To some minds this problem may seem to be no problem at all. To those (and I do not speak of Christians only) who look upon the sacred books of all religions except their own as necessarily the outcome of human or superhuman ignorance and depravity, the mixed nature of their contents may seem to be exactly what it ought to be, what they expected it would be. But there are other and more reverent minds who can feel a divine afflatus in the sacred books, not only of their own, but of other religions also, and to them the mixed character of some of the ancient sacred canons must always be extremely perplexing.

I can account for it to a certain extent, though not entirely to my own satisfaction. Most of the

ancient sacred books have been handed down by oral tradition for many generations before they were consigned to writing. In an age when there was nothing corresponding to what we call literature, every saying, every proverb, every story handed down from father to son, received very soon a kind. of hallowed character. They became sacred heirlooms, sacred, because they came from an unknown source, from a distant age. There was a stage in the development of human thought, when the distance that separated the living generation from their grandfathers or great-grandfathers was as yet the nearest approach to a conception of eternity, and when the name of grandfather and great-grandfather seemed the nearest expression of God'. Hence, what had been said by these half-human, half-divine ancestors, if it was preserved at all, was soon looked upon as a more than human utterance. It was received with reverence, it was never questioned and criticised.

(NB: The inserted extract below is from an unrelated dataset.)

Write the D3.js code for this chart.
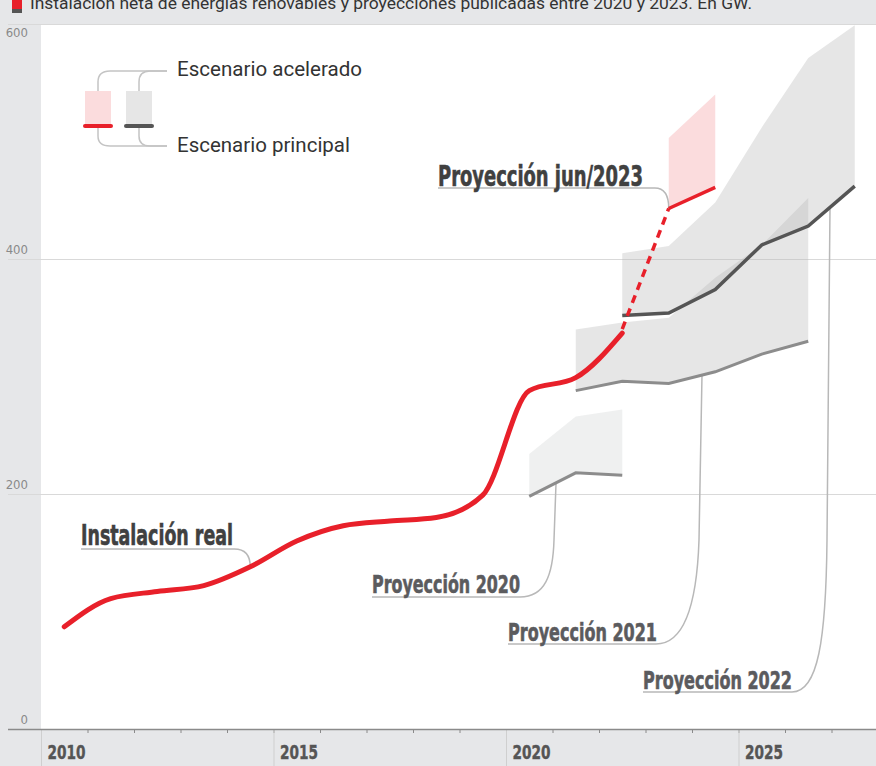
<!DOCTYPE html>
<html><head><meta charset="utf-8">
<script src="https://cdn.jsdelivr.net/npm/d3@7"></script>
<style>
html,body{margin:0;padding:0;background:#e6e7e9;}
svg{display:block;}
</style></head>
<body><svg id="c" width="876" height="766"></svg>
<script>
// ---------- data ----------
const titleText = "Instalación neta de energías renovables y proyecciones publicadas entre 2020 y 2023. En GW.";
const realYears = [2010,2011,2012,2013,2014,2015,2016,2017,2018,2019,2020,2021,2022];
const realValues = [87,111,117,122,138,160,173,177,180,199,288,299,337];
const p2020Years = [2020,2021,2022];
const p2020Values = [198,218,216];
const p2020Upper = [234,266,272];
const p2021Years = [2021,2022,2023,2024,2025,2026];
const p2021Values = [288,296,294,304,319,330];
const p2021Upper = [340,346,350,384,412,452];
const p2022Years = [2022,2023,2024,2025,2026,2027];
const p2022Values = [352,354,374,412,428,462];
const p2022Upper = [405,411,448,512,571,599];
const p2023Years = [2023,2024];
const p2023Values = [443,461];
const p2023Upper = [503,540];
const yTicks = [0,200,400,600];
const xMajor = [2010,2015,2020,2025];
const xMinor = d3.range(2010,2028);

// ---------- setup ----------
const W = 876, H = 766;
const svg = d3.select("#c");
const COND = "'Liberation Sans Narrow','Arial Narrow','DejaVu Sans Condensed',sans-serif";
const SANS = "Roboto,'Liberation Sans',sans-serif";
const RED = "#e8202a";

const x = d3.scaleLinear().domain([2010, 2028]).range([41, 878]);
const y = d3.scaleLinear().domain([0, 600]).range([729, 24]);
const mid = yr => x(yr + 0.5);

// background
svg.append("rect").attr("width", W).attr("height", H).attr("fill", "#e6e7e9");
svg.append("rect").attr("x", 41).attr("y", 25).attr("width", W - 41).attr("height", 729 - 25).attr("fill", "#fff");

// title (cut at the top edge as in the source image)
svg.append("rect").attr("x", 12).attr("y", -4).attr("width", 10).attr("height", 13).attr("fill", RED);
svg.append("rect").attr("x", 12).attr("y", 9).attr("width", 10).attr("height", 4).attr("fill", "#555");
svg.append("text").attr("x", 30).attr("y", 9).attr("font-family", SANS).attr("font-size", 16)
  .attr("fill", "#333").attr("textLength", 722).attr("lengthAdjust", "spacingAndGlyphs").text(titleText);

// gridlines
svg.append("g").selectAll("line").data(yTicks.filter(d => d > 0)).join("line")
  .attr("x1", 8).attr("x2", W).attr("y1", d => y(d) + 0.5).attr("y2", d => y(d) + 0.5)
  .attr("stroke", "#d9d9d9").attr("stroke-width", 1);
// y labels
svg.append("g").selectAll("text").data(yTicks).join("text")
  .attr("x", 28).attr("y", d => d === 600 ? y(d) + 13 : y(d) - 5)
  .attr("text-anchor", "end").attr("font-family", COND).attr("font-size", 13)
  .attr("fill", "#8a8a8a").text(d => d);

// ---------- bands ----------
function band(years, lo, hi) {
  return d3.area().x((d, i) => mid(years[i])).y0((d, i) => y(lo[i])).y1((d, i) => y(hi[i]))(years);
}
svg.append("path").attr("d", band(p2020Years, p2020Values, p2020Upper)).attr("fill", "#c5c8c8").attr("fill-opacity", 0.28);
svg.append("path").attr("d", band(p2021Years, p2021Values, p2021Upper)).attr("fill", "#bababa").attr("fill-opacity", 0.36);
svg.append("path").attr("d", band(p2022Years, p2022Values, p2022Upper)).attr("fill", "#bababa").attr("fill-opacity", 0.36);
svg.append("path").attr("d", band(p2023Years, p2023Values, p2023Upper)).attr("fill", "#fbdcdd");

// ---------- leader lines ----------
const leaders = svg.append("g").attr("fill", "none").attr("stroke", "#b8b8b8").attr("stroke-width", 1.5);
const rx14 = mid(2014), ry14 = y(realValues[4]);
leaders.append("path").attr("d", `M81,549 H${rx14 - 16} Q${rx14},549 ${rx14},${ry14}`);
leaders.append("path").attr("d", `M372,597 H520 C545,597 553,575 554,540 L556,${y(p2020Values[0]) + (y(p2020Values[1]) - y(p2020Values[0])) * 0.55}`);
leaders.append("path").attr("d", `M508,644 H656 C686,644 697,600 699,540 L702,${y(p2021Values[3]) + 3}`);
leaders.append("path").attr("d", `M643,692 H792 C818,692 826,640 827,540 L830,${y(p2022Values[5]) + (y(p2022Values[4]) - y(p2022Values[5])) * 0.53}`);
const jx = mid(2023), jy = y(p2023Values[0]);
leaders.append("path").attr("d", `M438,188 H${jx - 14} Q${jx},188 ${jx},${jy}`);

// ---------- lines ----------
const lineGen = (years, vals) => d3.line().x((d, i) => mid(years[i])).y((d, i) => y(vals[i]))(years);
svg.append("path").attr("d", lineGen(p2020Years, p2020Values)).attr("fill", "none").attr("stroke", "#8c8c8c").attr("stroke-width", 3);
svg.append("path").attr("d", lineGen(p2021Years, p2021Values)).attr("fill", "none").attr("stroke", "#8c8c8c").attr("stroke-width", 3);
svg.append("path").attr("d", lineGen(p2022Years, p2022Values)).attr("fill", "none").attr("stroke", "#555").attr("stroke-width", 3.5);

svg.append("path")
  .attr("d", d3.line().curve(d3.curveMonotoneX).x((d, i) => mid(realYears[i])).y((d, i) => y(realValues[i]))(realYears))
  .attr("fill", "none").attr("stroke", RED).attr("stroke-width", 5).attr("stroke-linecap", "round");
// dashed link
const lastR = realYears.length - 1;
svg.append("line")
  .attr("x1", mid(realYears[lastR])).attr("y1", y(realValues[lastR]) - 4)
  .attr("x2", mid(p2023Years[0])).attr("y2", y(p2023Values[0]))
  .attr("stroke", RED).attr("stroke-width", 3.5).attr("stroke-dasharray", "8,6");
svg.append("path").attr("d", lineGen(p2023Years, p2023Values)).attr("fill", "none").attr("stroke", RED).attr("stroke-width", 3.5);

// ---------- labels ----------
function boldLabel(txt, xx, yy, size, len, col) {
  svg.append("text").attr("x", xx).attr("y", yy).attr("font-family", COND).attr("font-weight", "bold")
    .attr("font-size", size).attr("fill", col).attr("stroke", col).attr("stroke-width", 0.6)
    .attr("textLength", len).attr("lengthAdjust", "spacingAndGlyphs").text(txt);
}
boldLabel("Instalación real", 81, 545, 28, 152, "#404040");
boldLabel("Proyección 2020", 372, 593, 25, 148, "#5b5b5e");
boldLabel("Proyección 2021", 508, 641, 25, 149, "#5b5b5e");
boldLabel("Proyección 2022", 643, 689, 25, 149, "#5b5b5e");
boldLabel("Proyección jun/2023", 438, 186, 29, 205, "#404040");

// ---------- legend ----------
const lg = svg.append("g");
lg.append("rect").attr("x", 85).attr("y", 91).attr("width", 26).attr("height", 35).attr("fill", "#fbdcdd");
lg.append("rect").attr("x", 126).attr("y", 91).attr("width", 26).attr("height", 35).attr("fill", "#e6e6e6");
lg.append("line").attr("x1", 85).attr("x2", 111).attr("y1", 126).attr("y2", 126).attr("stroke", RED).attr("stroke-width", 4).attr("stroke-linecap", "round");
lg.append("line").attr("x1", 126).attr("x2", 152).attr("y1", 126).attr("y2", 126).attr("stroke", "#555").attr("stroke-width", 4).attr("stroke-linecap", "round");
const lgl = lg.append("g").attr("fill", "none").attr("stroke", "#c4c4c4").attr("stroke-width", 1.5);
lgl.append("path").attr("d", "M98,91 V82 Q98,71 110,71 H167");
lgl.append("path").attr("d", "M139,91 V82 Q139,71 150,71 H167");
lgl.append("path").attr("d", "M98,128 V136 Q98,146 110,146 H167");
lgl.append("path").attr("d", "M139,128 V136 Q139,146 150,146 H167");
lg.append("text").attr("x", 177).attr("y", 76).attr("font-family", SANS).attr("font-size", 21).attr("fill", "#333")
  .attr("textLength", 185).attr("lengthAdjust", "spacingAndGlyphs").text("Escenario acelerado");
lg.append("text").attr("x", 177).attr("y", 152).attr("font-family", SANS).attr("font-size", 21).attr("fill", "#333")
  .attr("textLength", 173).attr("lengthAdjust", "spacingAndGlyphs").text("Escenario principal");

// ---------- x axis ----------
const xAxis = d3.axisBottom(x).tickValues(xMinor).tickSize(4).tickFormat("");
const gx = svg.append("g").attr("transform", "translate(0,729)").call(xAxis);
gx.select(".domain").remove();
gx.selectAll(".tick line").attr("stroke", "#8a8a8a");
svg.append("g").selectAll("line").data(xMajor).join("line")
  .attr("x1", d => x(d) + 0.5).attr("x2", d => x(d) + 0.5).attr("y1", 729).attr("y2", 766)
  .attr("stroke", "#cfcfcf").attr("stroke-width", 1);
svg.append("line").attr("x1", 8).attr("x2", W).attr("y1", 729.5).attr("y2", 729.5).attr("stroke", "#8a8a8a").attr("stroke-width", 1.5);
svg.append("g").selectAll("text").data(xMajor).join("text")
  .attr("x", d => x(d) + 6.5).attr("y", 759).attr("font-family", COND).attr("font-weight", "bold")
  .attr("font-size", 20).attr("fill", "#555").attr("stroke", "#555").attr("stroke-width", 0.4)
  .attr("textLength", 38).attr("lengthAdjust", "spacingAndGlyphs").text(d => d);
</script>
</body></html>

Some of these ancient sayings were preserved because they were so true and so striking that they could not be forgotten. They contained eternal truths, expressed for the first time in human language. Of such oracles of truth it was said in India that they had been heard, sruta, and from it arose the word sruti, the recognised term for divine revelation in Sanskrit.

But besides those utterances which had a vitality of their own, strong enough to defy the power of

1 Bishop Callaway, Unkulunkulu, or the Tradition of Creation, as existing among the Amazulu and other tribes of South Africa,

time, there were others which might have struck the minds of the listeners with great force under the peculiar circumstances that evoked them, but which, when these circumstances were forgotten, became trivial and almost unintelligible. A few verses sung by warriors on the eve of a great battle would, if that battle ended in victory, assume a charm quite independent of their poetic merit. They would be repeated in memory of the heroes who conquered, and of the gods who granted victory. But when the heroes, and the gods, and the victory were all forgotten, the song of victory and thanksgiving would often survive as a relic of the past, though almost unintelligible to later generations.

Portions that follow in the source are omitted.